_COLLECTED MATERIAL:_
-- begin --

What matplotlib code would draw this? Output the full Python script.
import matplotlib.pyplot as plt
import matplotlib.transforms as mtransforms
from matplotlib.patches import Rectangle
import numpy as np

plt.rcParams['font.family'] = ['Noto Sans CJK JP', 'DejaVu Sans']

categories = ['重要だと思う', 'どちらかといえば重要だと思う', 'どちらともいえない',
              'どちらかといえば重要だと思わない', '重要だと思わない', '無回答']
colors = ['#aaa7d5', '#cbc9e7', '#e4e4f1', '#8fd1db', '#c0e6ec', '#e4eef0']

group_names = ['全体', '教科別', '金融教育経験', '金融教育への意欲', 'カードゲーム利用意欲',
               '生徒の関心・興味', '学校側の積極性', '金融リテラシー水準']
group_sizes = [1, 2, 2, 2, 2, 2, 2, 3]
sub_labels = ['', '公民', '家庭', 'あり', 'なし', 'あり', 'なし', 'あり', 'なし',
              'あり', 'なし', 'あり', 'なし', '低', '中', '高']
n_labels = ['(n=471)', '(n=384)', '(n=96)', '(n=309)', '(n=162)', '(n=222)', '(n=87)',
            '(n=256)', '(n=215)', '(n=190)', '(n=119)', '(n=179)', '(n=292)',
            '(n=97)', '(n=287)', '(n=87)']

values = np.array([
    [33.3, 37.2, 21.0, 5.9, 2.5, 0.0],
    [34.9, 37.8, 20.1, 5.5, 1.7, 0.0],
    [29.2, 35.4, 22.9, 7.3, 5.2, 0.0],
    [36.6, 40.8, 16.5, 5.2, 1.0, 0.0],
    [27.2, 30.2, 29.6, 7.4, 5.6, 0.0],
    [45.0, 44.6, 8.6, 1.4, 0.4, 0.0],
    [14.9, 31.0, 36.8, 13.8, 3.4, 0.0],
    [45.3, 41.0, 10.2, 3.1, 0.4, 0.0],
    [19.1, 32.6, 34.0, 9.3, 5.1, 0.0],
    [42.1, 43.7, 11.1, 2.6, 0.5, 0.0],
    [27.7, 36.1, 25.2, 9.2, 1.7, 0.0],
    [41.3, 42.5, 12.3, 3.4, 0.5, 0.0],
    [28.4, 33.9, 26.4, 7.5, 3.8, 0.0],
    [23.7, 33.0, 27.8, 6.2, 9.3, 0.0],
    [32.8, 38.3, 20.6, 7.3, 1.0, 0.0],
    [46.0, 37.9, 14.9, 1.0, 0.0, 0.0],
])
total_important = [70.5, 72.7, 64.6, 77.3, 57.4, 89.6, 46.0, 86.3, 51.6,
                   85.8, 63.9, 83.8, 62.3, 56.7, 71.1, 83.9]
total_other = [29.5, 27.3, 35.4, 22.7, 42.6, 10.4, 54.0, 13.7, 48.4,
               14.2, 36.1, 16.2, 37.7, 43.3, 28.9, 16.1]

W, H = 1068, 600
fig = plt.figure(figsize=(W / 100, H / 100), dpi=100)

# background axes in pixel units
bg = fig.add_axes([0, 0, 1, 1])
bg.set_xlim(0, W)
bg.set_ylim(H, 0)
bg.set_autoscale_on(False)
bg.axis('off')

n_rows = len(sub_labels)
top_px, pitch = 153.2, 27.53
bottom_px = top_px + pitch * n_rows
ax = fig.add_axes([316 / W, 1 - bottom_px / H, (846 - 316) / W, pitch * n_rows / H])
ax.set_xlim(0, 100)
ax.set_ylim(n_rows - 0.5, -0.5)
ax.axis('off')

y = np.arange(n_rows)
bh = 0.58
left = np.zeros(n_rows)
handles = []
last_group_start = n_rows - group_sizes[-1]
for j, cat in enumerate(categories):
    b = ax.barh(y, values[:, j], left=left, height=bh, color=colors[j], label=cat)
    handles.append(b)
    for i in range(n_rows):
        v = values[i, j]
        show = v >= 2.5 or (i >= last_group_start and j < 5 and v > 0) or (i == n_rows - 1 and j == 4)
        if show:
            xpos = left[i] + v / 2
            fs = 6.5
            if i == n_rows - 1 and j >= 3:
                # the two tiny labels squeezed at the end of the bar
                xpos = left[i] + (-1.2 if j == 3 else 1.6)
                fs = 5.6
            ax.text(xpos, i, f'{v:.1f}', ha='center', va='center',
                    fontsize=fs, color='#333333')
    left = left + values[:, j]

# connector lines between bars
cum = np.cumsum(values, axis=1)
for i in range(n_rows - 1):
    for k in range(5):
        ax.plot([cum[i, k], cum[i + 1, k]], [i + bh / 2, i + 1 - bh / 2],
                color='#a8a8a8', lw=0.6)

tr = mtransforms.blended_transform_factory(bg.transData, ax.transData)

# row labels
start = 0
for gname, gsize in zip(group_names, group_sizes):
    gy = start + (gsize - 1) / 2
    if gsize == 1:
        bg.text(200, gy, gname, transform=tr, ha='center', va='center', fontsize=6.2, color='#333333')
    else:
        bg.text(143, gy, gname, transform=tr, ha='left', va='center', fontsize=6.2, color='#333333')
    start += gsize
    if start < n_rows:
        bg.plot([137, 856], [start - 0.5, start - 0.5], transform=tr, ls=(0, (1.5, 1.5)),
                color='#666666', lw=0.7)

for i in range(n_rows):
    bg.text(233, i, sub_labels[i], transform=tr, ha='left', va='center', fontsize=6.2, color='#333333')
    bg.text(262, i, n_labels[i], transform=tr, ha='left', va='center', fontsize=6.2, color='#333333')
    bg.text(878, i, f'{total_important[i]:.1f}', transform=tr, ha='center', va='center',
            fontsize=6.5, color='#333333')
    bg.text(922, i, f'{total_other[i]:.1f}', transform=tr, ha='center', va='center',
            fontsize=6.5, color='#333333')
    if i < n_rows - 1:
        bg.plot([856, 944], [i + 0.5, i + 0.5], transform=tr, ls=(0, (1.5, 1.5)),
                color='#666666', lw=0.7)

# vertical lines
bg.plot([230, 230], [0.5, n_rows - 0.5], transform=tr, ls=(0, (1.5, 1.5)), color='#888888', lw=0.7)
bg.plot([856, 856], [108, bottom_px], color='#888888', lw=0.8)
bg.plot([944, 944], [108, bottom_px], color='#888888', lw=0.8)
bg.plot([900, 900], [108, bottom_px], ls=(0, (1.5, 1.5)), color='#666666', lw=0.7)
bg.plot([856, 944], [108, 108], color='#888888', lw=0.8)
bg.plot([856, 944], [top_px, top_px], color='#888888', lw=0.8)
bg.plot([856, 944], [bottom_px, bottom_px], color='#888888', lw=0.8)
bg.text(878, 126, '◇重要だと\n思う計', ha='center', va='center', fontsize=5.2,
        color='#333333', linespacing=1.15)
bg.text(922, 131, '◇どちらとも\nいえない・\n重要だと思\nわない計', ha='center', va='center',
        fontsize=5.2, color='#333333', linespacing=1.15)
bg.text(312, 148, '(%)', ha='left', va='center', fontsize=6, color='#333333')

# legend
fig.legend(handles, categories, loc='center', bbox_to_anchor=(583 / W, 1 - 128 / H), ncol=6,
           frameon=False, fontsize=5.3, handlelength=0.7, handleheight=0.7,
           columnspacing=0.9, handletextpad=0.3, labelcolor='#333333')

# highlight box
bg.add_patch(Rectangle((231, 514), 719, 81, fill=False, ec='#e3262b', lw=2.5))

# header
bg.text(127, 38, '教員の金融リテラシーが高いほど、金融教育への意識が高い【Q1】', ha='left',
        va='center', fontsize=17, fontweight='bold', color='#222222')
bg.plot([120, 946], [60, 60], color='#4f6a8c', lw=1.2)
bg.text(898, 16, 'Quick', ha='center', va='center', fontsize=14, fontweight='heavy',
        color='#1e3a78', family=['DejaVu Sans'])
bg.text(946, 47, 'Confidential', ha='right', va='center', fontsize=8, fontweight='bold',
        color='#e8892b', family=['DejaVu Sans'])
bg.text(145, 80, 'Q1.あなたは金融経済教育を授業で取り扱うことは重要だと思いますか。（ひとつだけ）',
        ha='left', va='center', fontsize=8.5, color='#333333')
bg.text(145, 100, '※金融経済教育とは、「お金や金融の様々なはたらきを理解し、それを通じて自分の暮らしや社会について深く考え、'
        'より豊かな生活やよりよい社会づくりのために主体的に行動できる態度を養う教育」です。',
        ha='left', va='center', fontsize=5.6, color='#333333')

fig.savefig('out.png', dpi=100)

-- end --

_WORK REQUIRED:_
Restate the listing exactly, starting at its first line and ending at the line where "plt.rcParams['font.family'] = ['Noto" occurs; include both and no other lines.

_REPLY TO THE TASK:_
What matplotlib code would draw this? Output the full Python script.
import matplotlib.pyplot as plt
import matplotlib.transforms as mtransforms
from matplotlib.patches import Rectangle
import numpy as np

plt.rcParams['font.family'] = ['Noto Sans CJK JP', 'DejaVu Sans']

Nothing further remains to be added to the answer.